Steve: Developing on the Edge - javax.ws.rest
Steve: Developing on the Edge
Thoughts on development, Web-services, technology and mountains.
14Feb
Wed2007
javax.ws.rest

Even the package name is a warning sign, isnt it? A JCP working group to bring to the REST world all the ease of use and broad success of WS-*. I cannot help but wonder if the announcement this week of the JCP is to bring joy to the Web of Services for the Enterprise bash later this month.

Stefan Tilkov has the low down, including the wonderful quote from Mark Hadley that the goal is to bring the same ease of development for RESTful services that JAX-WS and WSIT now provide for WS-* based services., presumably with the standardization process too. I can see myself unable to browse to web site because I'm using a the 2007/02 version of a URL, and not the 2007/06. That's a little joke there that people working with WS-Addressing won't find funny, not in the least.

Stefan is nominating himself for the JCP. So is Bill de hOra. If Pete Lacey joins in, then maybe I should go in there too and we could take control. But, I don't have the faintest clue what a REST API should look like, except that

  1. It must not look like JAX-RPC/JAX-WS
  2. It must not pretend that you are talking to a remote object.
  3. If you send and receive XML messages, being able to work at that state must be a right, not a complex undersupported option.
  4. It must support non-XML data. RDF in N3, very large binary content, streamed videos. All have URLs, all are part of a REST API. The fact that SOAP only works with XML has hidden it from all the other media types out there.
  5. The server side stack must not depend on a full application server to work; this thing should host in Jetty or that toy Java 6 http stack.
  6. The API should not be overengineered for nonexistent future protocols.

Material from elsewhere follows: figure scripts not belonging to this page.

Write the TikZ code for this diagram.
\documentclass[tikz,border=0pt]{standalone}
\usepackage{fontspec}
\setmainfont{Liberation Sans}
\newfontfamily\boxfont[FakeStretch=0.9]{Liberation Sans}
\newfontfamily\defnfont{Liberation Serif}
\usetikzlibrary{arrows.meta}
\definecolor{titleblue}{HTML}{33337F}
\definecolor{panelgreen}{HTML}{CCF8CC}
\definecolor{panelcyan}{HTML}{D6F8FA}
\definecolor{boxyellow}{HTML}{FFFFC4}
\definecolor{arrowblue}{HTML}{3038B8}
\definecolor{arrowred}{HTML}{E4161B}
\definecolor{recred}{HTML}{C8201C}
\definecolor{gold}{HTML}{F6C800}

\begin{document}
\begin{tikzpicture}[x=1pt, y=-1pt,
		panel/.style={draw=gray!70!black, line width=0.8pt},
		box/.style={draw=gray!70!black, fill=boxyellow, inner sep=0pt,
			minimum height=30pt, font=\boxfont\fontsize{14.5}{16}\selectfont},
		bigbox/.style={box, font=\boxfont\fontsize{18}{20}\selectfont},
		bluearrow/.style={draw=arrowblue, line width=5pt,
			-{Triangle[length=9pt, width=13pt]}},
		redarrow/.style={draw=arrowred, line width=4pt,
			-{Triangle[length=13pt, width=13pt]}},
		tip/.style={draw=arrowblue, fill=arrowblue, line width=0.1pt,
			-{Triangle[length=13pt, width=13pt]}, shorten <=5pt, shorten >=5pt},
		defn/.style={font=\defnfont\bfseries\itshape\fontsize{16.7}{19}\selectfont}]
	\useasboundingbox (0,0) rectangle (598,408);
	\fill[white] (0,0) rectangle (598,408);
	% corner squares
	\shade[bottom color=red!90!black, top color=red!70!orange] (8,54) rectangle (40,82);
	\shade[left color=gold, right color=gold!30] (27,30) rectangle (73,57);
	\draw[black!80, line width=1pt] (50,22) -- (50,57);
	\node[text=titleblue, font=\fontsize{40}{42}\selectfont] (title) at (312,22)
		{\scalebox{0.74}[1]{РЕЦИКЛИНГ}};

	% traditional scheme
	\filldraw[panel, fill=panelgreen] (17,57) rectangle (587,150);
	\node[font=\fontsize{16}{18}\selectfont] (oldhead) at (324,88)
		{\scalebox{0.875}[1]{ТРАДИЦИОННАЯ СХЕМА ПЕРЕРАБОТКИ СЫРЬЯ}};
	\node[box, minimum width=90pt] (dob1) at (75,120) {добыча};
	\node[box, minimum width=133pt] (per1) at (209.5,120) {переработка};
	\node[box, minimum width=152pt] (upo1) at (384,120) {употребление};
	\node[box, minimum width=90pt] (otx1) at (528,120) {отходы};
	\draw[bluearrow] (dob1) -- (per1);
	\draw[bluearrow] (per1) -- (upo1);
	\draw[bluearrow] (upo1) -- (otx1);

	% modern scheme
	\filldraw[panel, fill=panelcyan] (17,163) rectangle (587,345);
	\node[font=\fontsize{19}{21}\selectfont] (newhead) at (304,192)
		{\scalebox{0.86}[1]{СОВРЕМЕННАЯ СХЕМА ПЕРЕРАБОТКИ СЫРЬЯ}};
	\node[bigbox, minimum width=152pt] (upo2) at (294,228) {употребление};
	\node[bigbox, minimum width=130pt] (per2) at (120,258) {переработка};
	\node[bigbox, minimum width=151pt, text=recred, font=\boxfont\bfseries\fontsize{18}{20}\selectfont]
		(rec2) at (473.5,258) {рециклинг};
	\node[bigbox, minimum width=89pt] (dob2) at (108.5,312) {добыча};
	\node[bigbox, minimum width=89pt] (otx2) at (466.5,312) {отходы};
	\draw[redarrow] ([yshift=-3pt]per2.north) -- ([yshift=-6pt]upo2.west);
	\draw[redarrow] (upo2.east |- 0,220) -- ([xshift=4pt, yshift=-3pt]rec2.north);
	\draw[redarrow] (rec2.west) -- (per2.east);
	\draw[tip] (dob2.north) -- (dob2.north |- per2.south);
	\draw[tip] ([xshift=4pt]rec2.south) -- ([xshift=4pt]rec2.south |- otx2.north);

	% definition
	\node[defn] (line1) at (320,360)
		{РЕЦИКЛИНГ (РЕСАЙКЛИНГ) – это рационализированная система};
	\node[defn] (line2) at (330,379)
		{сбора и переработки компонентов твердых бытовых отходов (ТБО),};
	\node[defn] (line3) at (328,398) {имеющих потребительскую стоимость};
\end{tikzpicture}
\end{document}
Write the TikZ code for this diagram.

But support for XMPP alongside HTTP would be nice, as long as nobody goes for the least-common-denominator design.

There's also some process issues I'd like to address. Most centrally, the test kit must be written as an OSS project, with the source code freely available and so we can build and run tests on Gump, and so there is no barrier to anyone getting hold of it, and so being able to pass the tests and issue their own impl.

It seems to me the people who have a better idea of what to do are the Cocoon folk and Team Netkernel, not the WS projects. Yet I suspect it will be the latter is the most interested, because clearly REST is winning the battle for hearts and minds, at least outside the enterprise. The trouble is, work on WS too long and you get corrupted, you start thinking of methods and operations, not remote state.

If there is something Sun should do, it is start a TCP on the annotations to make writing a servlet easy. Even though Servlet 2.5 allows you to write a WAR file without a web.xml file, you need to do it for every servlet, even though more niche concepts (Java EE session beans, anyone?) are handled by annotation suites.

As for me, well, I'm more interested in what a good client API would look like, one that models asynchronicity and latency properly.

Comments

Please join the EGreply to this thread
On 15 February 2007 at 09: 26 Jerome Louvel commented:
Steve, I agree with all the requirements that you mention. Please apply to join the JSR's expert group.